§ Short exercise: Copy out the data exactly, leaving the pictures behind.

§ Data block:
^^^^
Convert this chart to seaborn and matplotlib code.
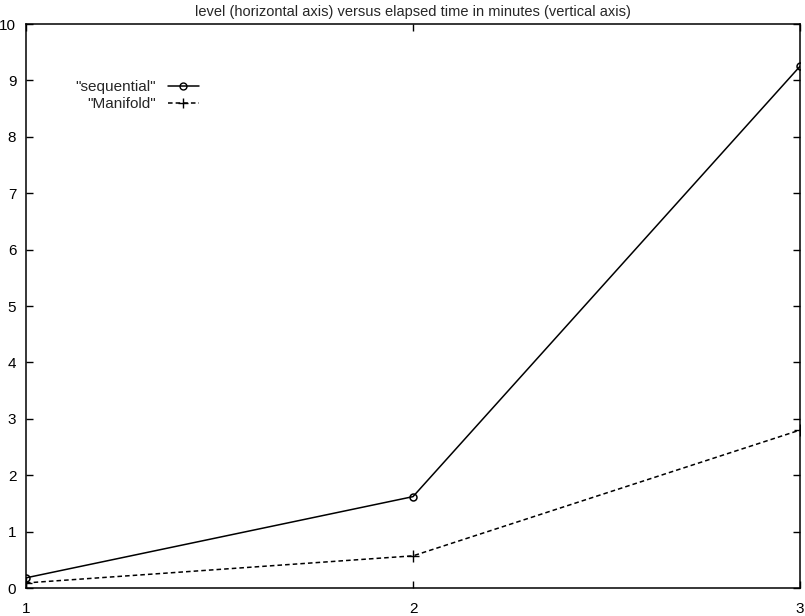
import matplotlib
matplotlib.use("Agg")
import matplotlib.pyplot as plt
from matplotlib.lines import Line2D
import seaborn as sns

# Data
levels = [1, 2, 3]
sequential_minutes = [0.18, 1.62, 9.25]
manifold_minutes = [0.09, 0.57, 2.80]

y_ticks = list(range(0, 11))
x_ticks = [1, 2, 3]

sns.set_theme(style="ticks")
plt.rcParams["font.family"] = ["Liberation Sans", "DejaVu Sans"]

fig = plt.figure(figsize=(8.05, 6.16), dpi=100)
ax = fig.add_axes([26 / 805, 1 - 588 / 616, (800 - 26) / 805, (588 - 24) / 616])

sns.lineplot(x=levels, y=sequential_minutes, color="black", linewidth=1.1,
             marker="o", markersize=5, markerfacecolor="none",
             markeredgecolor="black", markeredgewidth=1.1, ax=ax)
sns.lineplot(x=levels, y=manifold_minutes, color="black", linewidth=1.1,
             linestyle=(0, (3, 2)), marker="+", markersize=8,
             markeredgecolor="black", markeredgewidth=1.0, ax=ax)

ax.set_xlim(1, 3)
ax.set_ylim(0, 10)
ax.set_xticks(x_ticks)
ax.set_yticks(y_ticks)
ax.set_xlabel("")
ax.set_ylabel("")
ax.tick_params(direction="in", top=True, right=True, length=5, width=1,
               labelsize=11, colors="black")
ax.tick_params(axis="x", pad=10)
ax.tick_params(axis="y", pad=7)
for side in ax.spines.values():
    side.set_color("black")
    side.set_linewidth(1.1)

ax.set_title("level (horizontal axis) versus elapsed time in minutes (vertical axis)",
             fontsize=10.5, pad=6)

# legend styled like gnuplot: label right-aligned, sample on its right
handles = [
    Line2D([0, 1], [0, 0], color="black", lw=1.1, marker="o", markersize=5,
           markerfacecolor="none", markevery=[0]),
    Line2D([0, 1], [0, 0], color="black", lw=1.1, ls=(0, (3, 2)), marker="+",
           markersize=7, markevery=[0]),
]
leg = ax.legend(handles, ['"sequential"', '"Manifold"'], loc="upper left",
                bbox_to_anchor=(0.046, 0.925), frameon=False, markerfirst=False,
                fontsize=11, handlelength=2.0, handletextpad=0.8,
                labelspacing=0.2, numpoints=1)
for t in leg.get_texts():
    t.set_ha("right")
leg._legend_box.align = "right"

fig.savefig("out.png", dpi=100)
^^^^
§ Result for this task:
Convert this chart to seaborn and matplotlib code.
import matplotlib
matplotlib.use("Agg")
import matplotlib.pyplot as plt
from matplotlib.lines import Line2D
import seaborn as sns

# Data
levels = [1, 2, 3]
sequential_minutes = [0.18, 1.62, 9.25]
manifold_minutes = [0.09, 0.57, 2.80]

y_ticks = list(range(0, 11))
x_ticks = [1, 2, 3]

sns.set_theme(style="ticks")
plt.rcParams["font.family"] = ["Liberation Sans", "DejaVu Sans"]

fig = plt.figure(figsize=(8.05, 6.16), dpi=100)
ax = fig.add_axes([26 / 805, 1 - 588 / 616, (800 - 26) / 805, (588 - 24) / 616])

sns.lineplot(x=levels, y=sequential_minutes, color="black", linewidth=1.1,
             marker="o", markersize=5, markerfacecolor="none",
             markeredgecolor="black", markeredgewidth=1.1, ax=ax)
sns.lineplot(x=levels, y=manifold_minutes, color="black", linewidth=1.1,
             linestyle=(0, (3, 2)), marker="+", markersize=8,
             markeredgecolor="black", markeredgewidth=1.0, ax=ax)

ax.set_xlim(1, 3)
ax.set_ylim(0, 10)
ax.set_xticks(x_ticks)
ax.set_yticks(y_ticks)
ax.set_xlabel("")
ax.set_ylabel("")
ax.tick_params(direction="in", top=True, right=True, length=5, width=1,
               labelsize=11, colors="black")
ax.tick_params(axis="x", pad=10)
ax.tick_params(axis="y", pad=7)
for side in ax.spines.values():
    side.set_color("black")
    side.set_linewidth(1.1)

ax.set_title("level (horizontal axis) versus elapsed time in minutes (vertical axis)",
             fontsize=10.5, pad=6)

# legend styled like gnuplot: label right-aligned, sample on its right
handles = [
    Line2D([0, 1], [0, 0], color="black", lw=1.1, marker="o", markersize=5,
           markerfacecolor="none", markevery=[0]),
    Line2D([0, 1], [0, 0], color="black", lw=1.1, ls=(0, (3, 2)), marker="+",
           markersize=7, markevery=[0]),
]
leg = ax.legend(handles, ['"sequential"', '"Manifold"'], loc="upper left",
                bbox_to_anchor=(0.046, 0.925), frameon=False, markerfirst=False,
                fontsize=11, handlelength=2.0, handletextpad=0.8,
                labelspacing=0.2, numpoints=1)
for t in leg.get_texts():
    t.set_ha("right")
leg._legend_box.align = "right"

fig.savefig("out.png", dpi=100)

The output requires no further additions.